Figure scripts |
START

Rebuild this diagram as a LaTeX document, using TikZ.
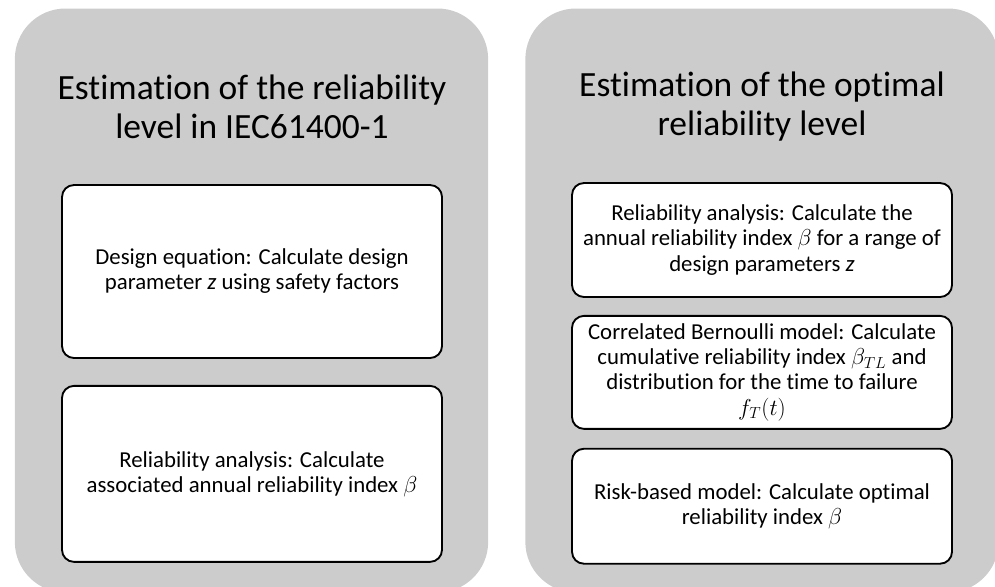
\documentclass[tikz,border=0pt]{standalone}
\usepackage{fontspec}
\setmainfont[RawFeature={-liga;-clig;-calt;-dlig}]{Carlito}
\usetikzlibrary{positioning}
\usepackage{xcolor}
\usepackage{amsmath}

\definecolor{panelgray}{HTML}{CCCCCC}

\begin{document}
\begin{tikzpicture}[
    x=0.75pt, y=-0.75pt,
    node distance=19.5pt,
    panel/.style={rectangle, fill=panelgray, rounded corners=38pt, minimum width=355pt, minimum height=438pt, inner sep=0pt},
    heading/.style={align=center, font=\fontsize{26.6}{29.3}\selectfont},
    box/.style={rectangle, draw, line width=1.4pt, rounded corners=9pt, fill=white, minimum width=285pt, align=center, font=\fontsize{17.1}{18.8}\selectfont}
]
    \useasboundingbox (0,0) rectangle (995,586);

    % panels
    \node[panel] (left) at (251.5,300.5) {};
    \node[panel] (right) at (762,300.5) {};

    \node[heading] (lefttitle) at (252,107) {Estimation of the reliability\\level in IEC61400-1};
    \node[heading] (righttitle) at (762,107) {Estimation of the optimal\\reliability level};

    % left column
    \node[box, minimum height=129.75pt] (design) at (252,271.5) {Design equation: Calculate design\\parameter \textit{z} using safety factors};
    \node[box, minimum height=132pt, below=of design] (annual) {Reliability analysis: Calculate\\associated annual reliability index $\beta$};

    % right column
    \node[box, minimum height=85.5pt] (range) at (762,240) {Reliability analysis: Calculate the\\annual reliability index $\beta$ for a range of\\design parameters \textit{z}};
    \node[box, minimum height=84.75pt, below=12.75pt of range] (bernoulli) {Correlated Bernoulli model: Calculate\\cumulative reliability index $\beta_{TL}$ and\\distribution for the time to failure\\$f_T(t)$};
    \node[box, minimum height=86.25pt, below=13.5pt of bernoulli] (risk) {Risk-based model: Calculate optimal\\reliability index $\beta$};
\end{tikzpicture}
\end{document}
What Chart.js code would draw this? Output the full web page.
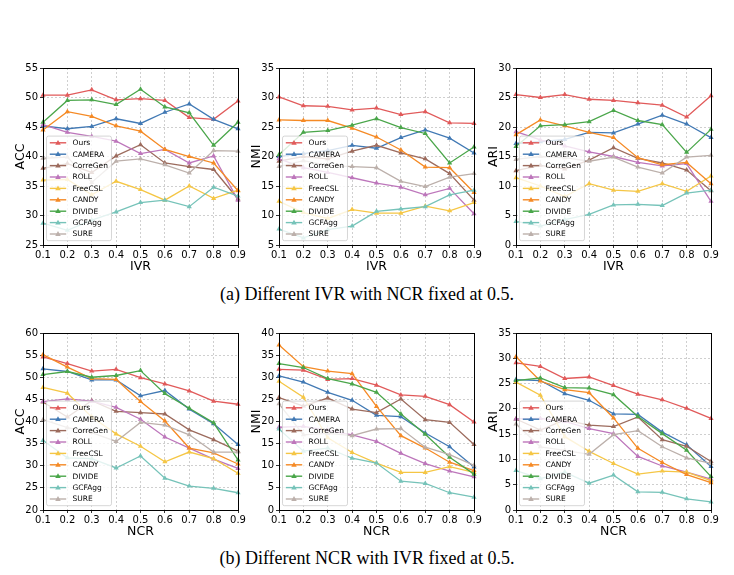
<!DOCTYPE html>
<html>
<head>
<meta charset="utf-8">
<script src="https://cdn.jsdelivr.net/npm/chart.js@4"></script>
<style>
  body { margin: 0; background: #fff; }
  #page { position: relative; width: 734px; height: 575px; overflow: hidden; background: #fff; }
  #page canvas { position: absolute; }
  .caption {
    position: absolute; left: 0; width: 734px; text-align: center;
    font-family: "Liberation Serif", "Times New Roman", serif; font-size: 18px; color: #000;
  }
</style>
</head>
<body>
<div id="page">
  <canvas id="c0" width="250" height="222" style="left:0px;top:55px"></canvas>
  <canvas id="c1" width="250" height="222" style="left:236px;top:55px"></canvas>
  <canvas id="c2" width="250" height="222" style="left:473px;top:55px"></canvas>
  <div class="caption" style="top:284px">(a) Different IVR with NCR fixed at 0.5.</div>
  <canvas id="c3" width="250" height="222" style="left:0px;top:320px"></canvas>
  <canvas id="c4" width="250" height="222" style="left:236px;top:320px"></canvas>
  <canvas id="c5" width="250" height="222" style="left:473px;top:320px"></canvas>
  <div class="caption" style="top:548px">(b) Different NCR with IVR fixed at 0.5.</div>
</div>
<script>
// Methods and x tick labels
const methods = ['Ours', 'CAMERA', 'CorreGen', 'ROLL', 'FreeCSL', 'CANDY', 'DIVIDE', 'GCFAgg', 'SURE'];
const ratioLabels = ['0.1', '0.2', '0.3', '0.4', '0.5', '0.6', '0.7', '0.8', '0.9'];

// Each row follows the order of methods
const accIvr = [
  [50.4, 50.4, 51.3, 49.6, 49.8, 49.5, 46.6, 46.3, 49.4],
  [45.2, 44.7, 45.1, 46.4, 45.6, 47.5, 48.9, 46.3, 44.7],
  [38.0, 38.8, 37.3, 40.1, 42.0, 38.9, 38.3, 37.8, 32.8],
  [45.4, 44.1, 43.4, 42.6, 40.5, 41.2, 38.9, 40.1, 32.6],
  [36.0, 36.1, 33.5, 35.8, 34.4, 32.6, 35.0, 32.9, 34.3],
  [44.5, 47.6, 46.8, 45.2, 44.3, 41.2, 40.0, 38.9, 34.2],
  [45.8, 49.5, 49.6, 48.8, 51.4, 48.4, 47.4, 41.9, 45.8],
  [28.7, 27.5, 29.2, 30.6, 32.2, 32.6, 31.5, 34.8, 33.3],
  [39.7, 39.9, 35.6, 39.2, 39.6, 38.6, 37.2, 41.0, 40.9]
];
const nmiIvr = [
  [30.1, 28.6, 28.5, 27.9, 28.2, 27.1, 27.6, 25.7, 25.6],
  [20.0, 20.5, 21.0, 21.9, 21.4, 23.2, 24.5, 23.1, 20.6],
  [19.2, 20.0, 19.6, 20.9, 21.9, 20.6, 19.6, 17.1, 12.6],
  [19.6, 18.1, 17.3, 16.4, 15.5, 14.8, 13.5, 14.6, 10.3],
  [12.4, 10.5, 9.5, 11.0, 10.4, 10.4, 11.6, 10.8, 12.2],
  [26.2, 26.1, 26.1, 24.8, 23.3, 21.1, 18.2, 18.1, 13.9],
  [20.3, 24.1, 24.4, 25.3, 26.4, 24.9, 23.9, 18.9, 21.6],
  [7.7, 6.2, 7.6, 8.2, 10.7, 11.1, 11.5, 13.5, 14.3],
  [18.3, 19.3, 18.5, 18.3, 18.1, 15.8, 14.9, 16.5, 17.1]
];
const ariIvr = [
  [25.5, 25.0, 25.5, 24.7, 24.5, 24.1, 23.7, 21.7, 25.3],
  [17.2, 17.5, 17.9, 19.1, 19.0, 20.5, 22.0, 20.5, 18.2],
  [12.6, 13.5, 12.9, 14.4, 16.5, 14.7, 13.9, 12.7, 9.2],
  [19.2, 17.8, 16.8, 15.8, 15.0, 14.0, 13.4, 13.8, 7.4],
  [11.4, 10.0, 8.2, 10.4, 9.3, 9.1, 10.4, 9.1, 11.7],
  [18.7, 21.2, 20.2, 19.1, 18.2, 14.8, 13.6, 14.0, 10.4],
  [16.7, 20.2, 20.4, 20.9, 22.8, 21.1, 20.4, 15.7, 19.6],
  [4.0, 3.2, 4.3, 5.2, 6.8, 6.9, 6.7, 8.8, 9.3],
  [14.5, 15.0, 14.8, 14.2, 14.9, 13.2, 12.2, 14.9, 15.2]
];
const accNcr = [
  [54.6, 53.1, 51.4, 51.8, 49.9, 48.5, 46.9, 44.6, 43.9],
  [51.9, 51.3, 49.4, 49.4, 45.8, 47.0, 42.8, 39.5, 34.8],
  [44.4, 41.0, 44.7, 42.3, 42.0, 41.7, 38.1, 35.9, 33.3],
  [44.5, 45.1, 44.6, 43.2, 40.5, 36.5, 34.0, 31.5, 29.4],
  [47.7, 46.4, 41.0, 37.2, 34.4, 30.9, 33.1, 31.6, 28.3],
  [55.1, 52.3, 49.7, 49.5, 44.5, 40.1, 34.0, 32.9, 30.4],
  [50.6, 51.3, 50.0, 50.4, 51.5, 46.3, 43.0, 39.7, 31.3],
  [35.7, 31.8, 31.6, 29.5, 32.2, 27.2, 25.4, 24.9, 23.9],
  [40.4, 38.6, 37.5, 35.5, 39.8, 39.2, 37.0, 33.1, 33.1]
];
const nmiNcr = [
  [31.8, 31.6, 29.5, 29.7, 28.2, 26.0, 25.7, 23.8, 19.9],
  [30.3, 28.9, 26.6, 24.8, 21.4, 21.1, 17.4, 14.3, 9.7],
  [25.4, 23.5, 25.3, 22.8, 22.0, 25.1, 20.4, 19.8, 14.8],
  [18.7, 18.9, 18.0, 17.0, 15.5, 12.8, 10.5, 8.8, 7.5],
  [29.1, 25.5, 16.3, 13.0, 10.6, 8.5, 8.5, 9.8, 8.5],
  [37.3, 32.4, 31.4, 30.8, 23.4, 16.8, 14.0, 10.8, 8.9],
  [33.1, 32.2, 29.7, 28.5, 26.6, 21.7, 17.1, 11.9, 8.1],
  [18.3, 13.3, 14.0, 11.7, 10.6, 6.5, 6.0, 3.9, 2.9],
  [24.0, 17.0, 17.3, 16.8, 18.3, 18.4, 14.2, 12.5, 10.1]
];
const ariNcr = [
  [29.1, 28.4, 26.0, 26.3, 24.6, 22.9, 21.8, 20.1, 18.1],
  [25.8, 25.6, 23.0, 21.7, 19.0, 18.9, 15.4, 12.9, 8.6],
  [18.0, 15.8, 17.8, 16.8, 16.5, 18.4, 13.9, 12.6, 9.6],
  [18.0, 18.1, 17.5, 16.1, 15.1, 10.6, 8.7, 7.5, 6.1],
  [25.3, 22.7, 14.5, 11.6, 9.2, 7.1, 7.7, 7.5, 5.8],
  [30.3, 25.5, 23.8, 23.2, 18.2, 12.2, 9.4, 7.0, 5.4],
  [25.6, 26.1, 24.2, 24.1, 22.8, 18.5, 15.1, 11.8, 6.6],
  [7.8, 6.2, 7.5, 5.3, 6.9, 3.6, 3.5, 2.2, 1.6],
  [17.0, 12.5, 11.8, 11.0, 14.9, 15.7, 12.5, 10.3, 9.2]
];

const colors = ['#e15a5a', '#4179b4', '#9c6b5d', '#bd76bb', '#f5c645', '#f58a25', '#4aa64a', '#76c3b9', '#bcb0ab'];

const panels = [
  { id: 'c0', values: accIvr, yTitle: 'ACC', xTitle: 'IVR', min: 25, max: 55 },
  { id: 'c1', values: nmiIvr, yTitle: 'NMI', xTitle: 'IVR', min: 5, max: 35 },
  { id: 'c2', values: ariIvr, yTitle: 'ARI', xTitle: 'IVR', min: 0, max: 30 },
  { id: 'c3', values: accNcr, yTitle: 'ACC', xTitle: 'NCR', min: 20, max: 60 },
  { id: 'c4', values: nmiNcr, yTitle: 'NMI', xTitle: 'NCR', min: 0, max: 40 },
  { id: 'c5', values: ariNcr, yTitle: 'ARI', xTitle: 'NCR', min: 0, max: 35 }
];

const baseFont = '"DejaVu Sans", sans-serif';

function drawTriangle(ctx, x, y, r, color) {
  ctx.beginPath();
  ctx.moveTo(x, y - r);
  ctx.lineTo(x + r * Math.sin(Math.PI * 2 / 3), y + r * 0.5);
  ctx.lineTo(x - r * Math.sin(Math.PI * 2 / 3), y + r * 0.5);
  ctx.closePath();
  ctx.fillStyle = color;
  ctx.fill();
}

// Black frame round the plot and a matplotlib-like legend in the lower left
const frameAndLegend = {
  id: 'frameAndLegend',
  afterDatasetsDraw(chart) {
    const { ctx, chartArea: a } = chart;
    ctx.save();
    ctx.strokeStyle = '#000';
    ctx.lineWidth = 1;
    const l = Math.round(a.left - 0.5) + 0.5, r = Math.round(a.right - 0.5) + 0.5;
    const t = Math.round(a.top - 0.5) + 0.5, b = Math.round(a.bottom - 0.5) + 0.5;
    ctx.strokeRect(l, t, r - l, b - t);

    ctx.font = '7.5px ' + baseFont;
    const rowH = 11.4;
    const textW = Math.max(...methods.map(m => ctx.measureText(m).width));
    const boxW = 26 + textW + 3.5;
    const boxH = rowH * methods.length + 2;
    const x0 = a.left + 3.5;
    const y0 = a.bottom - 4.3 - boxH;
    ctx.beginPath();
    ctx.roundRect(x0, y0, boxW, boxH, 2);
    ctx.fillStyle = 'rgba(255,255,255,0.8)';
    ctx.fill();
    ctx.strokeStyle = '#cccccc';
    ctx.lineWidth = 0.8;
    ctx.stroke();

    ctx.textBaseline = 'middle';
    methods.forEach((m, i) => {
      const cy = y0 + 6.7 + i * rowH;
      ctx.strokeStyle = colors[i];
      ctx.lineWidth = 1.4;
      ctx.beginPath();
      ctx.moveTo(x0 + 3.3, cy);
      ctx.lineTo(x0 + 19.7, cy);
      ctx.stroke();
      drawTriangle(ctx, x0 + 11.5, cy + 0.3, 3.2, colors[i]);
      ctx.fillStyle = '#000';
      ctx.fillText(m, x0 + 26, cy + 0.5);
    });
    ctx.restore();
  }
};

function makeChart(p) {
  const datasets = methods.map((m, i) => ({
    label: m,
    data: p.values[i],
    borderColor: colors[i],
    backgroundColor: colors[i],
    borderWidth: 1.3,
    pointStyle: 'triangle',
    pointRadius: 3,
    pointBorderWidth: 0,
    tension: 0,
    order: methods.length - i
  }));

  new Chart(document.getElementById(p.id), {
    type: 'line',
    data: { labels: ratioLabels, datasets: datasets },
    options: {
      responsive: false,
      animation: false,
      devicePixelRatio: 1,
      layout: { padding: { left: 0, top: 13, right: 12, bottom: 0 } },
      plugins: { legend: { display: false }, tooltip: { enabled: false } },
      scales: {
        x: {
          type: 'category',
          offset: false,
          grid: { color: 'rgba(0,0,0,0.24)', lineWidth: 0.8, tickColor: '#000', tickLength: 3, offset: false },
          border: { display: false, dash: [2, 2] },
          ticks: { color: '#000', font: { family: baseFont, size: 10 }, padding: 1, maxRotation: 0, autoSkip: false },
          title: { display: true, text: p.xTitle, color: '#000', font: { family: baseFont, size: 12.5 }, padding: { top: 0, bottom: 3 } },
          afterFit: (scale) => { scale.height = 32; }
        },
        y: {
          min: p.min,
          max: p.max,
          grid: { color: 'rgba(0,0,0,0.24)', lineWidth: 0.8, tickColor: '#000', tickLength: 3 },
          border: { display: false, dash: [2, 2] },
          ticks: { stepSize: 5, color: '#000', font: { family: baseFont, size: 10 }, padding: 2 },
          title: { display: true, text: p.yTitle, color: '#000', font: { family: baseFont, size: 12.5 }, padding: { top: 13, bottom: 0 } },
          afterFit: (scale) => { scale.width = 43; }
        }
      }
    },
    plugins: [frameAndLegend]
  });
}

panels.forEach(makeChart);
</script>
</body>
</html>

END

Omitting all pictures, restate exactly the lines of the material from its start through the line that contains "(right) at (762,300.5)".

The output |
Rebuild this diagram as a LaTeX document, using TikZ.
\documentclass[tikz,border=0pt]{standalone}
\usepackage{fontspec}
\setmainfont[RawFeature={-liga;-clig;-calt;-dlig}]{Carlito}
\usetikzlibrary{positioning}
\usepackage{xcolor}
\usepackage{amsmath}

\definecolor{panelgray}{HTML}{CCCCCC}

\begin{document}
\begin{tikzpicture}[
    x=0.75pt, y=-0.75pt,
    node distance=19.5pt,
    panel/.style={rectangle, fill=panelgray, rounded corners=38pt, minimum width=355pt, minimum height=438pt, inner sep=0pt},
    heading/.style={align=center, font=\fontsize{26.6}{29.3}\selectfont},
    box/.style={rectangle, draw, line width=1.4pt, rounded corners=9pt, fill=white, minimum width=285pt, align=center, font=\fontsize{17.1}{18.8}\selectfont}
]
    \useasboundingbox (0,0) rectangle (995,586);

    % panels
    \node[panel] (left) at (251.5,300.5) {};
    \node[panel] (right) at (762,300.5) {};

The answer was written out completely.